_Given request_
Determine how many lines of the material hold the string "chart" and reply with only that number.

_Recorded data_
:::

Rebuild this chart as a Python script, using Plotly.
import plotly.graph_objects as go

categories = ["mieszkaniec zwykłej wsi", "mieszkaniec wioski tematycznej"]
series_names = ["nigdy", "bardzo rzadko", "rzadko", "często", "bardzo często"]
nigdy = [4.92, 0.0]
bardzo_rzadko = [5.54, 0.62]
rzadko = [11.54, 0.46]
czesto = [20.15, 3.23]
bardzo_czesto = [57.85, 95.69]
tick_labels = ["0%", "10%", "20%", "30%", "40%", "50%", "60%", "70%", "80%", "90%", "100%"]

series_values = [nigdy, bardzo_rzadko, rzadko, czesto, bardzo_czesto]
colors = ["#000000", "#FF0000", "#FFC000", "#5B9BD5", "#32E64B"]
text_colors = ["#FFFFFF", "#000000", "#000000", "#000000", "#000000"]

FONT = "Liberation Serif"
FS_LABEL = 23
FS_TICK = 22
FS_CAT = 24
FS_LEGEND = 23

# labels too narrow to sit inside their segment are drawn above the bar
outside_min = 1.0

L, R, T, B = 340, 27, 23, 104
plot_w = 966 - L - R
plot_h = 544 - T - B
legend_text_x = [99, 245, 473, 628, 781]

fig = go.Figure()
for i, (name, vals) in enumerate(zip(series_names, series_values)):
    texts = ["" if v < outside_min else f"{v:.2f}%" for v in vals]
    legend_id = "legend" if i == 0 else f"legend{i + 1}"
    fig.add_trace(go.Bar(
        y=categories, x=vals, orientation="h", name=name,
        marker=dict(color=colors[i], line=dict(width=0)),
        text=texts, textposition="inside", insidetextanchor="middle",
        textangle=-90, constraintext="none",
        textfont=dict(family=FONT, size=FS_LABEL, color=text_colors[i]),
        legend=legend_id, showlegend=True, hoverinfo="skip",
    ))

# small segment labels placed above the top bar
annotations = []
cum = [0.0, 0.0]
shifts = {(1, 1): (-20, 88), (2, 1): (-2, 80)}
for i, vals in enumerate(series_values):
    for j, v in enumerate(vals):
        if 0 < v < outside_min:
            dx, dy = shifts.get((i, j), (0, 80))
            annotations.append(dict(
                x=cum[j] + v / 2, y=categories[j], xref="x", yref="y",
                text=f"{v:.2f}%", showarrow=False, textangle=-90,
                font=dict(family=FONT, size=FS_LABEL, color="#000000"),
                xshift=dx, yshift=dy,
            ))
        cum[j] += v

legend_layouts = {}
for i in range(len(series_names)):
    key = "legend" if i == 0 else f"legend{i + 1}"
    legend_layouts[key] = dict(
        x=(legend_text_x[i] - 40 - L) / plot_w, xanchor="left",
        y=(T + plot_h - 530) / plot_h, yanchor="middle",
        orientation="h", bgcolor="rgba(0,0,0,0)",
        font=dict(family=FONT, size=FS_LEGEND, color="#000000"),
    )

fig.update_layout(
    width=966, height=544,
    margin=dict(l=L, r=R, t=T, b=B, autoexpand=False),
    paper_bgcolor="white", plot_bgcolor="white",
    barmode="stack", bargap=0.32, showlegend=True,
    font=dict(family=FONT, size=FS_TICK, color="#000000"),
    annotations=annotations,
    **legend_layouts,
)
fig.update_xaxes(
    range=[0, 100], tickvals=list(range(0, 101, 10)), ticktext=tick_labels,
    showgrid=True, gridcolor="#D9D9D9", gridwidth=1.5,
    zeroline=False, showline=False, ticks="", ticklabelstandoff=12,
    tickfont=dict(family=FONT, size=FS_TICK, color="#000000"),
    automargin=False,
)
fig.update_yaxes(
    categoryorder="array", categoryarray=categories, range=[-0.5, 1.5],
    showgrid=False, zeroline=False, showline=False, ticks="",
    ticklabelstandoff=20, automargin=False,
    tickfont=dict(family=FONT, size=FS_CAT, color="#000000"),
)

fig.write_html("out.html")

:::

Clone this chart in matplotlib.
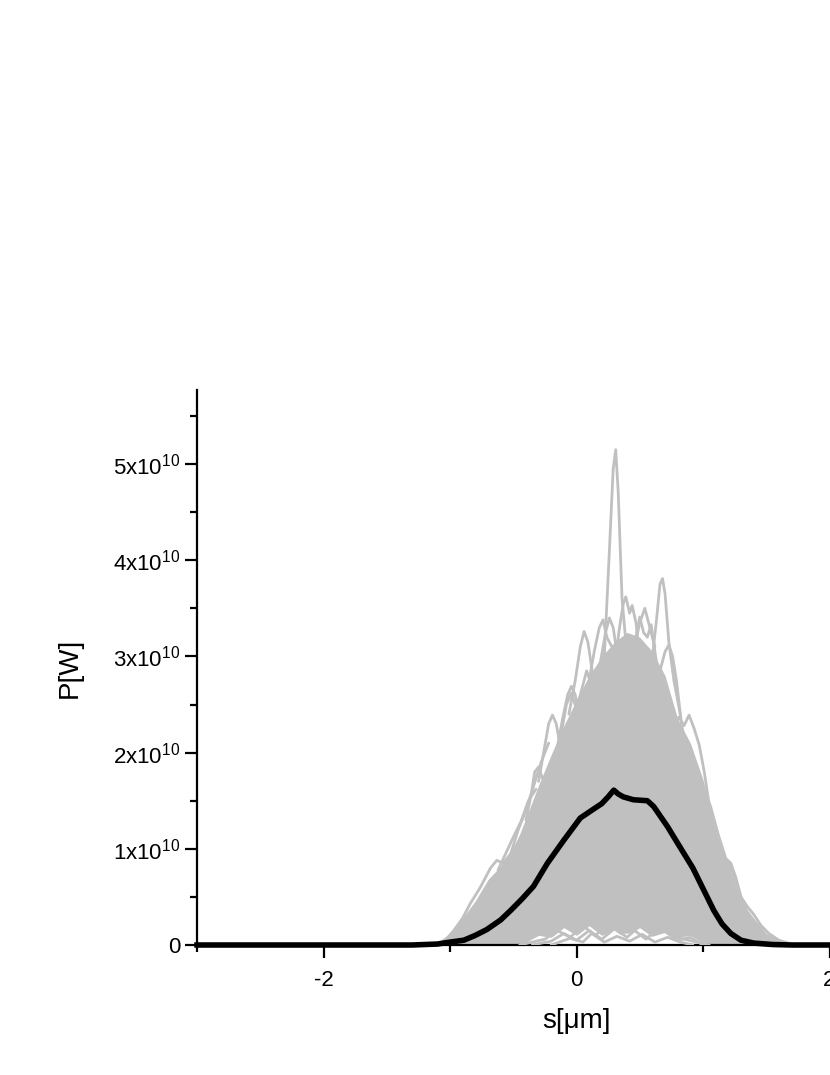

:::

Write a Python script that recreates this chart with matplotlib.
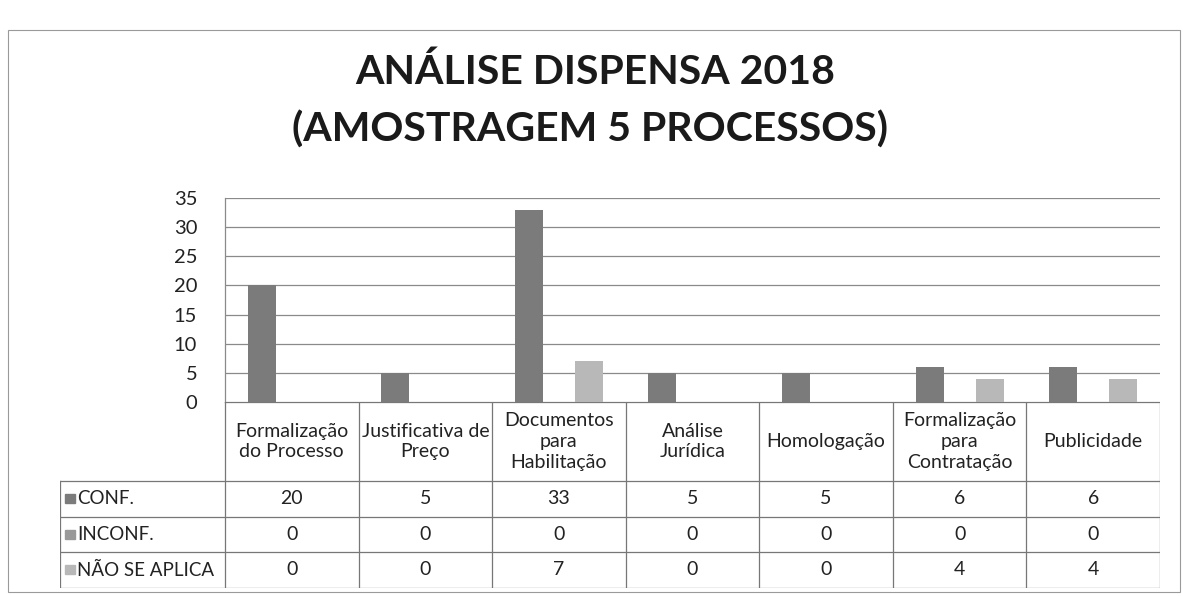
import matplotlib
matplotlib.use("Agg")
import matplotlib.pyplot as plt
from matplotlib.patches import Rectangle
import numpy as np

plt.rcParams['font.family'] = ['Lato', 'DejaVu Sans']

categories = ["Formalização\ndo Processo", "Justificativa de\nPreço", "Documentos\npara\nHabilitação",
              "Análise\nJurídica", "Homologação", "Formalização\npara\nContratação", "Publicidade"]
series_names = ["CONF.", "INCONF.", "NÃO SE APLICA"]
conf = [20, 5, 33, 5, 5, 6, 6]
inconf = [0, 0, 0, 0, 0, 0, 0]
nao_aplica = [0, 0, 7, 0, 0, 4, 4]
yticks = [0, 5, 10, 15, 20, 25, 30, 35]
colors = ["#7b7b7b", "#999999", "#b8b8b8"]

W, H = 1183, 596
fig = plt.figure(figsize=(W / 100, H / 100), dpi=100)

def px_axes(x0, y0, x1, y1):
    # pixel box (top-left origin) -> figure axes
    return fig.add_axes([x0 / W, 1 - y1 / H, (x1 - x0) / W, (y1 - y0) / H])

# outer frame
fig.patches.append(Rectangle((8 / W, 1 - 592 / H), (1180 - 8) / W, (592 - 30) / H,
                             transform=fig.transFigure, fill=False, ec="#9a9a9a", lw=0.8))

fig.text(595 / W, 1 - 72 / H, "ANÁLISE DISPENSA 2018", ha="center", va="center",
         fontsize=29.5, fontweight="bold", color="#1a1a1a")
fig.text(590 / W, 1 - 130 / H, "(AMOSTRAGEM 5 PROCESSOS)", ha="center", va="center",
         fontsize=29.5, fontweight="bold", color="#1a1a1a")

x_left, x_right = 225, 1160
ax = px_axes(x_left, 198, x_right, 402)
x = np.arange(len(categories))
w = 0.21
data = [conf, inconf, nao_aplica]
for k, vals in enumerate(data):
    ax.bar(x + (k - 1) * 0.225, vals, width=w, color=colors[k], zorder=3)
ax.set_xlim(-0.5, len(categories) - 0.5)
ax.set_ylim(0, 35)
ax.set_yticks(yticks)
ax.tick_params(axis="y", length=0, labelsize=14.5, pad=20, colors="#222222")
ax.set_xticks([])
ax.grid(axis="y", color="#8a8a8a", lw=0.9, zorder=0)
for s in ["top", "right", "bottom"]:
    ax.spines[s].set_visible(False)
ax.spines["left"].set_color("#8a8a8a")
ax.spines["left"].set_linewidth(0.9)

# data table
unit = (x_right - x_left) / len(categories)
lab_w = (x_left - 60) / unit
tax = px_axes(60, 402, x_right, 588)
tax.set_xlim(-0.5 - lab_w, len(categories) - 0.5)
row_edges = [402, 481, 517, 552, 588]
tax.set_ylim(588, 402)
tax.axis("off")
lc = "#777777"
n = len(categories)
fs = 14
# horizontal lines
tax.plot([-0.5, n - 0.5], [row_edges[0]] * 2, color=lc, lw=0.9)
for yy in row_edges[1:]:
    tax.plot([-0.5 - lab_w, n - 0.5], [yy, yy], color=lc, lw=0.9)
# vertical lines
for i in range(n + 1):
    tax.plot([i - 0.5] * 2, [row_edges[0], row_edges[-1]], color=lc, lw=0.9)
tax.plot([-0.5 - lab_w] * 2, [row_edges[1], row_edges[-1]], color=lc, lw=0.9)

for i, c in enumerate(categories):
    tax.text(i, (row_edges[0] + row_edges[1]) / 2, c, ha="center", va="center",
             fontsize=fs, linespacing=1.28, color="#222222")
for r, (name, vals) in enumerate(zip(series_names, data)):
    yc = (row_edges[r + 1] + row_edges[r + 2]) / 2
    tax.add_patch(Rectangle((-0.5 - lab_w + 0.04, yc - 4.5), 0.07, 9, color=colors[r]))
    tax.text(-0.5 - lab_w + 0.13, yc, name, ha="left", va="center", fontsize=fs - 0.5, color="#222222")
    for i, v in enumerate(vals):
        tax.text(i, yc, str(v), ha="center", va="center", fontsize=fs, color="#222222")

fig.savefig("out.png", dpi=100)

:::

_Response to the task_
3